The task
Pictures are to be left out. Copy exactly the lines from the one containing "Write a Python" to the one containing "bin_width = 0.2", both ends kept.

Provided information

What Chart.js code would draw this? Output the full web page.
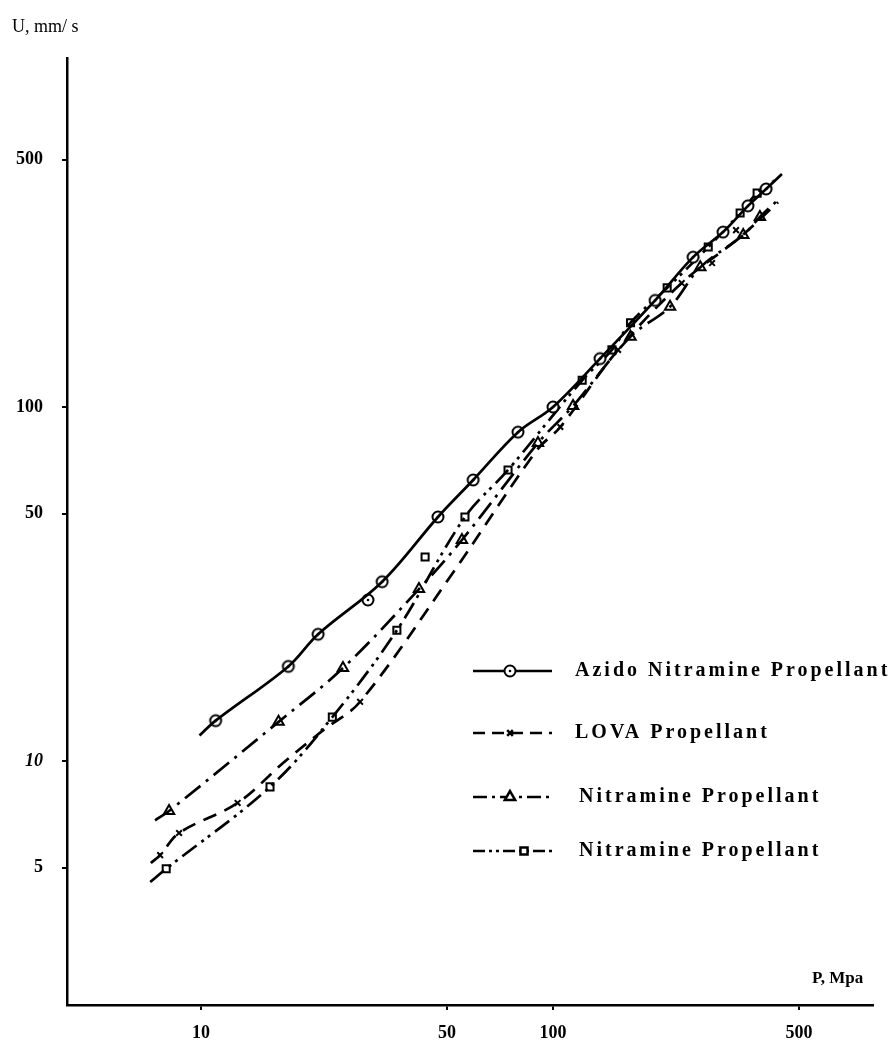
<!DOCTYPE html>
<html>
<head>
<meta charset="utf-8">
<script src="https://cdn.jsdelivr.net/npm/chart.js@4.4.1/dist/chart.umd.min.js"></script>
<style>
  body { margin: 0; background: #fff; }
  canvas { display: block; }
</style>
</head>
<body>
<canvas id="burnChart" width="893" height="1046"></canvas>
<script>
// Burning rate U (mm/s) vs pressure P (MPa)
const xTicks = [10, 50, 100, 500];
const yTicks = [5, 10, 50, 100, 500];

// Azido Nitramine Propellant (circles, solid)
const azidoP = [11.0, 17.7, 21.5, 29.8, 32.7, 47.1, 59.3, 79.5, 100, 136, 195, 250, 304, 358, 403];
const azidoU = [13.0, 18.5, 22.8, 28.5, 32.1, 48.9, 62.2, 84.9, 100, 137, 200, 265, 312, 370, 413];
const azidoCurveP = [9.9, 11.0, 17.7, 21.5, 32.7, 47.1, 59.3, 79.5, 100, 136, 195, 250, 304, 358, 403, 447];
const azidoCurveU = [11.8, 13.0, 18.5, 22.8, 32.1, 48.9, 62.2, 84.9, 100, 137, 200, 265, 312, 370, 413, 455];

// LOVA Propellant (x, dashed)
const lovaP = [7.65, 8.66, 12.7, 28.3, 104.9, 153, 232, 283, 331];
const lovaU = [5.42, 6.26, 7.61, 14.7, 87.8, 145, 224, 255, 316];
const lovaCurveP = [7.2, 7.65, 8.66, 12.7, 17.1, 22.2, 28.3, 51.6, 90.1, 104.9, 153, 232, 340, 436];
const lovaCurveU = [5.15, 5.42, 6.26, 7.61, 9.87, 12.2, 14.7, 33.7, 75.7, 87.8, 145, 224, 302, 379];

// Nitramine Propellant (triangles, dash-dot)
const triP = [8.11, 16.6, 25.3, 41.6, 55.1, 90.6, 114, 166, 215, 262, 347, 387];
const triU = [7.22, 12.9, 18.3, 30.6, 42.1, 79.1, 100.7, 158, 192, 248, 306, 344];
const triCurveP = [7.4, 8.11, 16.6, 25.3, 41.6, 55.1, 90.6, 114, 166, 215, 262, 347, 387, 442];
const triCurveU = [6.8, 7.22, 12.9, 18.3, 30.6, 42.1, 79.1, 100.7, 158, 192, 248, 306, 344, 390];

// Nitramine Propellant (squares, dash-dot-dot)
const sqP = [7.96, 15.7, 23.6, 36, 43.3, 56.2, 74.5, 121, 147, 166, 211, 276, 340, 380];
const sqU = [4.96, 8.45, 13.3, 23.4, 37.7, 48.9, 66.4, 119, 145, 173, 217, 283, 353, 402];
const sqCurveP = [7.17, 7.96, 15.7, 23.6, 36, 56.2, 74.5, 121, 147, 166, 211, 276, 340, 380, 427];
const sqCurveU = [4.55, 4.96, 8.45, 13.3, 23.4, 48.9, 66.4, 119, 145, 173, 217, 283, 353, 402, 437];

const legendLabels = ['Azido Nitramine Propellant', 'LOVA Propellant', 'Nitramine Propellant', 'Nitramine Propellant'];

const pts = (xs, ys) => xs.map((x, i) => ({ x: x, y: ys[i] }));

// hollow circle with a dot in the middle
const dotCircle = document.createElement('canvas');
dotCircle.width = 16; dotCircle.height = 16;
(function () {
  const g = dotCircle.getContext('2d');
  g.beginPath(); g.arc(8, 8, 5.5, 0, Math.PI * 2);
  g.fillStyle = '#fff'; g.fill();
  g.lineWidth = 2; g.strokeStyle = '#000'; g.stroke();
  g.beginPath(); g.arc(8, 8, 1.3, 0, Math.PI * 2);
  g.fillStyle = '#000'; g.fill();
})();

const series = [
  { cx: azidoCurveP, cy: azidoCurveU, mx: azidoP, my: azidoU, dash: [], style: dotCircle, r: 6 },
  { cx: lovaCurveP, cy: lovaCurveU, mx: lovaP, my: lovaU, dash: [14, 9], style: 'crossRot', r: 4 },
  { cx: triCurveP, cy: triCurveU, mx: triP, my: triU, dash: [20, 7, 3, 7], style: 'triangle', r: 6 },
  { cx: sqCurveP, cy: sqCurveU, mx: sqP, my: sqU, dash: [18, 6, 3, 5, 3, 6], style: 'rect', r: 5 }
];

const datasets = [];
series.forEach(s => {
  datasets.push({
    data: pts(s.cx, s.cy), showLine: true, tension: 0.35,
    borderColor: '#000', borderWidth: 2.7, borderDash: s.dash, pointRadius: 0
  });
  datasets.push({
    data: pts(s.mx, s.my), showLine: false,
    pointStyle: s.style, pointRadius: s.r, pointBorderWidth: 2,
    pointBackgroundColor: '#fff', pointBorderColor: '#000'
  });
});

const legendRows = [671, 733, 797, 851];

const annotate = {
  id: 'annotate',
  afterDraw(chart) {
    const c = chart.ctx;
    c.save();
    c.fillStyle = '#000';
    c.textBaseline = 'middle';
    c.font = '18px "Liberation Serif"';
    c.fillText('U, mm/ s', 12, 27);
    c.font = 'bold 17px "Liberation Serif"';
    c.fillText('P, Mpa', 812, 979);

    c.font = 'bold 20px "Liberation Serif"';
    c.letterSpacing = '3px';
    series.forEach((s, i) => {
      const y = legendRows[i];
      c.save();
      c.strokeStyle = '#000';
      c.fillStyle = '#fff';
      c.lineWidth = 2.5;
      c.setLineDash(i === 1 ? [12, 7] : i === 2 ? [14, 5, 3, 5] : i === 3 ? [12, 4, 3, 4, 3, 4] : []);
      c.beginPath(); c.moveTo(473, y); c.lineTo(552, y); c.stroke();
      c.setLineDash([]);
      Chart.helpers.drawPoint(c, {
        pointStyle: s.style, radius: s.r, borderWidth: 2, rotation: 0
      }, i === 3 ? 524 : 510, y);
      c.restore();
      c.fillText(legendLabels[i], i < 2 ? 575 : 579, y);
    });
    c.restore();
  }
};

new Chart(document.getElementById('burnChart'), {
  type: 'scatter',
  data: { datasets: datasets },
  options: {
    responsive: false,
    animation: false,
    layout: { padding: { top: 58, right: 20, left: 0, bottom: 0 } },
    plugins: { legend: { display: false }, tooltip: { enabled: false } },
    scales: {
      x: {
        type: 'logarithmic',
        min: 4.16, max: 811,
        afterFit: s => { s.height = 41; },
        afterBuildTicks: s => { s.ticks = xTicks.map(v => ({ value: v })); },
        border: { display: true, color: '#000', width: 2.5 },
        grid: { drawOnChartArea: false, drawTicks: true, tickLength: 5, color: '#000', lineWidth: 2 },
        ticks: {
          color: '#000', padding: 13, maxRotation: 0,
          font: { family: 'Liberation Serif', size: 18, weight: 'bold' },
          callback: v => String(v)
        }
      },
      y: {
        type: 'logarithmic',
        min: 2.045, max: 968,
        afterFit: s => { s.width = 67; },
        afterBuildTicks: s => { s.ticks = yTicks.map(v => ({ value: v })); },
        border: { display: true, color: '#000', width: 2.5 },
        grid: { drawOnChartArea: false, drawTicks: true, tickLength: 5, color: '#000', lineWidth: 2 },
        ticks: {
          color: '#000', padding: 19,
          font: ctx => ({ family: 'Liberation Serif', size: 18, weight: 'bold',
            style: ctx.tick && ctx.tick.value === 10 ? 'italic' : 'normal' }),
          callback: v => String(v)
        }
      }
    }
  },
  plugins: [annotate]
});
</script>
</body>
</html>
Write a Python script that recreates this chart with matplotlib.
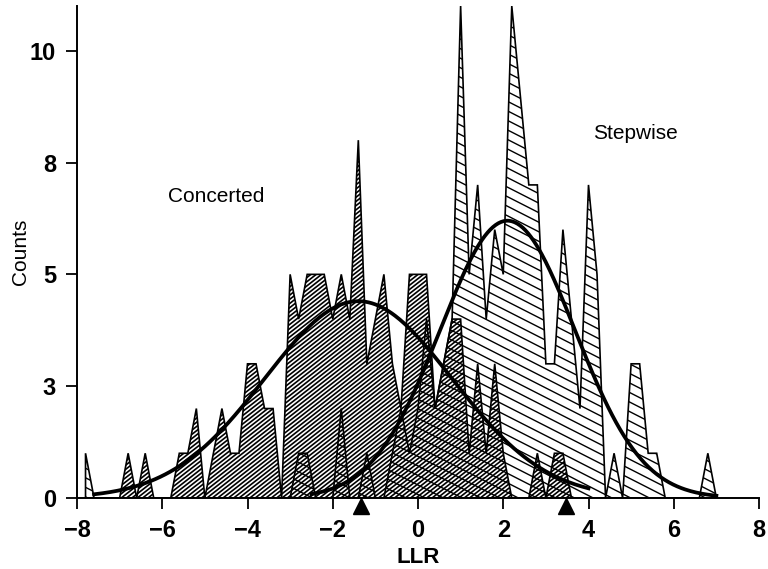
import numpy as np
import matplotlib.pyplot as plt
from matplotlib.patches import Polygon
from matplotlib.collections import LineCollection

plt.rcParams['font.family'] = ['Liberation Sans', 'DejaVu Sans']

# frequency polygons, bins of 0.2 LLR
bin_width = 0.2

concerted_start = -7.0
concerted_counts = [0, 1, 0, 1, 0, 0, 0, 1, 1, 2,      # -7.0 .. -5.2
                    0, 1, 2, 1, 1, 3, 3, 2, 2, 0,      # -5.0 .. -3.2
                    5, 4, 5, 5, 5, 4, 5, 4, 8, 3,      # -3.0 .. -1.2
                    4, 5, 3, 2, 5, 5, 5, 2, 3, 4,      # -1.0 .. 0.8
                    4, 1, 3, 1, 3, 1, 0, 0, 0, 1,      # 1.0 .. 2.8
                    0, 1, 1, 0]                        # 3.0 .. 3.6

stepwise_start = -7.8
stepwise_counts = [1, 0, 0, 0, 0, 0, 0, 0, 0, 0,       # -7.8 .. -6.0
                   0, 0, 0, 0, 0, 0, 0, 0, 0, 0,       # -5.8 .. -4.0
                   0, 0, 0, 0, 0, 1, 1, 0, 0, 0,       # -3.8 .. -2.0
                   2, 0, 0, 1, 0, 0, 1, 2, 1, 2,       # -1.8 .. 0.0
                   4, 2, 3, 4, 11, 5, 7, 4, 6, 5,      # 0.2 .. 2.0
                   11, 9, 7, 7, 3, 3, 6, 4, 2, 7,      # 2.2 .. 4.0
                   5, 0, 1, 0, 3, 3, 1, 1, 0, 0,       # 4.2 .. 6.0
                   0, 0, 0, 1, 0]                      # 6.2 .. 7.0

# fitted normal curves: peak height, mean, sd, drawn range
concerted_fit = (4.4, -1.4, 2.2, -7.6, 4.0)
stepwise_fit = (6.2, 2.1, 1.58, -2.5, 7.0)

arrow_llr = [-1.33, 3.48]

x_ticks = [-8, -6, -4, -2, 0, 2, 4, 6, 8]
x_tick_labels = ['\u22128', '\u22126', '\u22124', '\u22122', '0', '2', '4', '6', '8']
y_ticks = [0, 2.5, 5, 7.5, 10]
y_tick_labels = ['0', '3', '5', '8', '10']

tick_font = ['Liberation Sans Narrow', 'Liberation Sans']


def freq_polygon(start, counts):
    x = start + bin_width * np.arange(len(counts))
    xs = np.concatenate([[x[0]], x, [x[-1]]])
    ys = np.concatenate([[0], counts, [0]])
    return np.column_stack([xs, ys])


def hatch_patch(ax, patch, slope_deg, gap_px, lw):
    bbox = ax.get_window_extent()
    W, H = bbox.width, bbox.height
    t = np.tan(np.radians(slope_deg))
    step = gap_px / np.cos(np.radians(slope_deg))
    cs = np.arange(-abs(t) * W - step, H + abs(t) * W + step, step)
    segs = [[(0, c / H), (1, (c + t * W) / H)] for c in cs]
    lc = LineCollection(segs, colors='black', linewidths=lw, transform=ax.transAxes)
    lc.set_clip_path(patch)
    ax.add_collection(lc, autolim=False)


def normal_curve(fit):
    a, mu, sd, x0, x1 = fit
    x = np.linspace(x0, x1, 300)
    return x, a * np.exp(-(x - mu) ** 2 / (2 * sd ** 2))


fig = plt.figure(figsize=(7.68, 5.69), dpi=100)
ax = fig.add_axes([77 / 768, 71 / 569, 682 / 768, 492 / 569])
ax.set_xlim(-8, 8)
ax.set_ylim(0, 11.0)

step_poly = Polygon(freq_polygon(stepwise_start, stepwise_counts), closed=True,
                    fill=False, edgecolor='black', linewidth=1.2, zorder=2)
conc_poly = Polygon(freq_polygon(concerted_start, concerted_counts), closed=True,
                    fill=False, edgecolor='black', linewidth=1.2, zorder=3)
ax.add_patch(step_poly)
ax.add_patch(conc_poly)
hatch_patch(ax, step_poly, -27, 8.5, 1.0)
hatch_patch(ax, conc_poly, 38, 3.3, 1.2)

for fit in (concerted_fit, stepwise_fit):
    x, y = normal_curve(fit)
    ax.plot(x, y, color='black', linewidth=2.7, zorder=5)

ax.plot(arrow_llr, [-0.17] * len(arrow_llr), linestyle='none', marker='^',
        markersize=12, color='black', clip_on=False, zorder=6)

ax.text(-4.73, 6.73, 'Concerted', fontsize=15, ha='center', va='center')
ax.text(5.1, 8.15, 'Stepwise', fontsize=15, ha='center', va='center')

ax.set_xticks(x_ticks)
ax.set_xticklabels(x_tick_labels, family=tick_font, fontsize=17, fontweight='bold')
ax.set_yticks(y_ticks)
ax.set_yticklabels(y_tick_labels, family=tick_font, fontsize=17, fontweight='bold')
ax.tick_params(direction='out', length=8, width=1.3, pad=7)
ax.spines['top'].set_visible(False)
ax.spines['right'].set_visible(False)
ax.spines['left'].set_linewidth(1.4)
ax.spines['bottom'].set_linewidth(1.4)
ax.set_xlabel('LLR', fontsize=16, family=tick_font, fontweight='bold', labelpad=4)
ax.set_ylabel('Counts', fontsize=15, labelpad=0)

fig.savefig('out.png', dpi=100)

Solution to this problem
Write a Python script that recreates this chart with matplotlib.
import numpy as np
import matplotlib.pyplot as plt
from matplotlib.patches import Polygon
from matplotlib.collections import LineCollection

plt.rcParams['font.family'] = ['Liberation Sans', 'DejaVu Sans']

# frequency polygons, bins of 0.2 LLR
bin_width = 0.2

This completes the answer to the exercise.